» **Exercise requirements**
Reproduce the listing below in full and without alteration, apart from its pictures.

» **Dataset content**
▶

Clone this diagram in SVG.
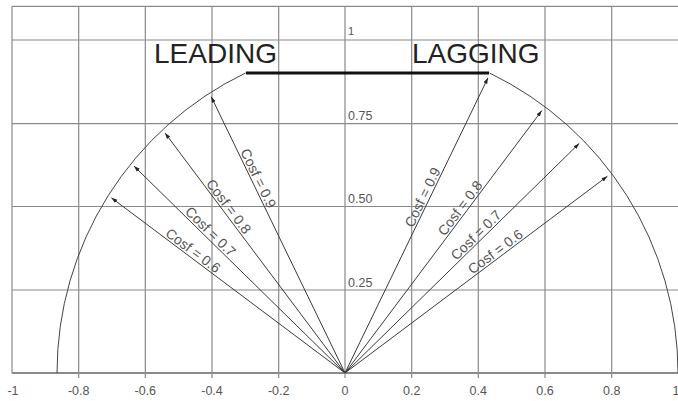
<svg xmlns="http://www.w3.org/2000/svg" width="678" height="401" viewBox="0 0 678 401">
<style>
.grid{stroke:#8a8a8a;stroke-width:1.2;fill:none}
.arc{stroke:#444;stroke-width:1;fill:none}
.vec{stroke:#3a3a3a;stroke-width:1;fill:none;marker-end:url(#ah)}
.lbl{font-family:"Liberation Sans",Arial,sans-serif;font-size:14px;fill:#555;text-anchor:middle}
.ax{font-family:"Liberation Sans",Arial,sans-serif;font-size:12.5px;fill:#555}
.title{font-family:"Liberation Sans",Arial,sans-serif;font-size:28px;fill:#222}
</style>
<defs>
<marker id="ah" markerUnits="userSpaceOnUse" markerWidth="8" markerHeight="6" refX="6" refY="3" orient="auto">
<path d="M0,1 L6,3 L0,5 z" fill="#222"/>
</marker>
</defs>
<rect width="678" height="401" fill="#fff"/>
<g id="grid">
<path class="grid" d="M12 6.3H678M12 40H678M12 123.7H678M12 206.5H678M12 290H678"/>
<path class="grid" d="M12 373H678" style="stroke-width:1.8"/>
<path class="grid" d="M12 6.3V373M78.7 6.3V378M145.3 6.3V378M212 6.3V378M278.7 6.3V378M345 6.3V378M411.7 6.3V378M478.3 6.3V378M545 6.3V378M611.7 6.3V378"/>
</g>
<g id="axis-labels">
<text class="ax" x="13" y="395" text-anchor="middle">-1</text>
<text class="ax" x="78.7" y="395" text-anchor="middle">-0.8</text>
<text class="ax" x="145.3" y="395" text-anchor="middle">-0.6</text>
<text class="ax" x="212" y="395" text-anchor="middle">-0.4</text>
<text class="ax" x="278.7" y="395" text-anchor="middle">-0.2</text>
<text class="ax" x="345" y="395" text-anchor="middle">0</text>
<text class="ax" x="411.7" y="395" text-anchor="middle">0.2</text>
<text class="ax" x="478.3" y="395" text-anchor="middle">0.4</text>
<text class="ax" x="545" y="395" text-anchor="middle">0.6</text>
<text class="ax" x="611.7" y="395" text-anchor="middle">0.8</text>
<text class="ax" x="676" y="395" text-anchor="middle">1</text>
<text class="ax" x="348" y="35" style="font-size:11px">1</text>
<text class="ax" x="348" y="120">0.75</text>
<text class="ax" x="348" y="203">0.50</text>
<text class="ax" x="348" y="287">0.25</text>
</g>
<g id="boundary">
<path class="arc" d="M57 373A333 333 0 0 1 245.5 73"/>
<path class="arc" d="M489.5 73A333 333 0 0 1 678 373"/>
<path d="M246 73H489" stroke="#111" stroke-width="3.2" fill="none"/>
</g>
<g id="titles">
<text class="title" x="154" y="63">LEADING</text>
<text class="title" x="412" y="63">LAGGING</text>
</g>
<g id="connectors">
<line class="vec" x1="345" y1="373" x2="211.2" y2="96.7"/>
<line class="vec" x1="345" y1="373" x2="165" y2="133"/>
<line class="vec" x1="345" y1="373" x2="134" y2="166.1"/>
<line class="vec" x1="345" y1="373" x2="111.4" y2="197.8"/>
<line class="vec" x1="345" y1="373" x2="488" y2="77.8"/>
<line class="vec" x1="345" y1="373" x2="541.8" y2="110.6"/>
<line class="vec" x1="345" y1="373" x2="579.2" y2="143.4"/>
<line class="vec" x1="345" y1="373" x2="607.4" y2="176.2"/>
</g>
<g id="vector-labels">
<text class="lbl" transform="translate(252.2 181.3) rotate(64.16)" y="-2">Cosf = 0.9</text>
<text class="lbl" transform="translate(223.2 210.6) rotate(53.13)" y="-2">Cosf = 0.8</text>
<text class="lbl" transform="translate(205.7 236.5) rotate(44.43)" y="-2">Cosf = 0.7</text>
<text class="lbl" transform="translate(189 256) rotate(36.87)" y="-2">Cosf = 0.6</text>
<text class="lbl" transform="translate(428.7 200.2) rotate(-64.16)" y="-2">Cosf = 0.9</text>
<text class="lbl" transform="translate(465.6 212.2) rotate(-53.13)" y="-2">Cosf = 0.8</text>
<text class="lbl" transform="translate(480.7 240) rotate(-44.43)" y="-2">Cosf = 0.7</text>
<text class="lbl" transform="translate(499.4 257.2) rotate(-36.87)" y="-2">Cosf = 0.6</text>
</g>
</svg>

◀

» **Correct answer**
Clone this diagram in SVG.
<svg xmlns="http://www.w3.org/2000/svg" width="678" height="401" viewBox="0 0 678 401">
<style>
.grid{stroke:#8a8a8a;stroke-width:1.2;fill:none}
.arc{stroke:#444;stroke-width:1;fill:none}
.vec{stroke:#3a3a3a;stroke-width:1;fill:none;marker-end:url(#ah)}
.lbl{font-family:"Liberation Sans",Arial,sans-serif;font-size:14px;fill:#555;text-anchor:middle}
.ax{font-family:"Liberation Sans",Arial,sans-serif;font-size:12.5px;fill:#555}
.title{font-family:"Liberation Sans",Arial,sans-serif;font-size:28px;fill:#222}
</style>
<defs>
<marker id="ah" markerUnits="userSpaceOnUse" markerWidth="8" markerHeight="6" refX="6" refY="3" orient="auto">
<path d="M0,1 L6,3 L0,5 z" fill="#222"/>
</marker>
</defs>
<rect width="678" height="401" fill="#fff"/>
<g id="grid">
<path class="grid" d="M12 6.3H678M12 40H678M12 123.7H678M12 206.5H678M12 290H678"/>
<path class="grid" d="M12 373H678" style="stroke-width:1.8"/>
<path class="grid" d="M12 6.3V373M78.7 6.3V378M145.3 6.3V378M212 6.3V378M278.7 6.3V378M345 6.3V378M411.7 6.3V378M478.3 6.3V378M545 6.3V378M611.7 6.3V378"/>
</g>
<g id="axis-labels">
<text class="ax" x="13" y="395" text-anchor="middle">-1</text>
<text class="ax" x="78.7" y="395" text-anchor="middle">-0.8</text>
<text class="ax" x="145.3" y="395" text-anchor="middle">-0.6</text>
<text class="ax" x="212" y="395" text-anchor="middle">-0.4</text>
<text class="ax" x="278.7" y="395" text-anchor="middle">-0.2</text>
<text class="ax" x="345" y="395" text-anchor="middle">0</text>
<text class="ax" x="411.7" y="395" text-anchor="middle">0.2</text>
<text class="ax" x="478.3" y="395" text-anchor="middle">0.4</text>
<text class="ax" x="545" y="395" text-anchor="middle">0.6</text>
<text class="ax" x="611.7" y="395" text-anchor="middle">0.8</text>
<text class="ax" x="676" y="395" text-anchor="middle">1</text>
<text class="ax" x="348" y="35" style="font-size:11px">1</text>
<text class="ax" x="348" y="120">0.75</text>
<text class="ax" x="348" y="203">0.50</text>
<text class="ax" x="348" y="287">0.25</text>
</g>
<g id="boundary">
<path class="arc" d="M57 373A333 333 0 0 1 245.5 73"/>
<path class="arc" d="M489.5 73A333 333 0 0 1 678 373"/>
<path d="M246 73H489" stroke="#111" stroke-width="3.2" fill="none"/>
</g>
<g id="titles">
<text class="title" x="154" y="63">LEADING</text>
<text class="title" x="412" y="63">LAGGING</text>
</g>
<g id="connectors">
<line class="vec" x1="345" y1="373" x2="211.2" y2="96.7"/>
<line class="vec" x1="345" y1="373" x2="165" y2="133"/>
<line class="vec" x1="345" y1="373" x2="134" y2="166.1"/>
<line class="vec" x1="345" y1="373" x2="111.4" y2="197.8"/>
<line class="vec" x1="345" y1="373" x2="488" y2="77.8"/>
<line class="vec" x1="345" y1="373" x2="541.8" y2="110.6"/>
<line class="vec" x1="345" y1="373" x2="579.2" y2="143.4"/>
<line class="vec" x1="345" y1="373" x2="607.4" y2="176.2"/>
</g>
<g id="vector-labels">
<text class="lbl" transform="translate(252.2 181.3) rotate(64.16)" y="-2">Cosf = 0.9</text>
<text class="lbl" transform="translate(223.2 210.6) rotate(53.13)" y="-2">Cosf = 0.8</text>
<text class="lbl" transform="translate(205.7 236.5) rotate(44.43)" y="-2">Cosf = 0.7</text>
<text class="lbl" transform="translate(189 256) rotate(36.87)" y="-2">Cosf = 0.6</text>
<text class="lbl" transform="translate(428.7 200.2) rotate(-64.16)" y="-2">Cosf = 0.9</text>
<text class="lbl" transform="translate(465.6 212.2) rotate(-53.13)" y="-2">Cosf = 0.8</text>
<text class="lbl" transform="translate(480.7 240) rotate(-44.43)" y="-2">Cosf = 0.7</text>
<text class="lbl" transform="translate(499.4 257.2) rotate(-36.87)" y="-2">Cosf = 0.6</text>
</g>
</svg>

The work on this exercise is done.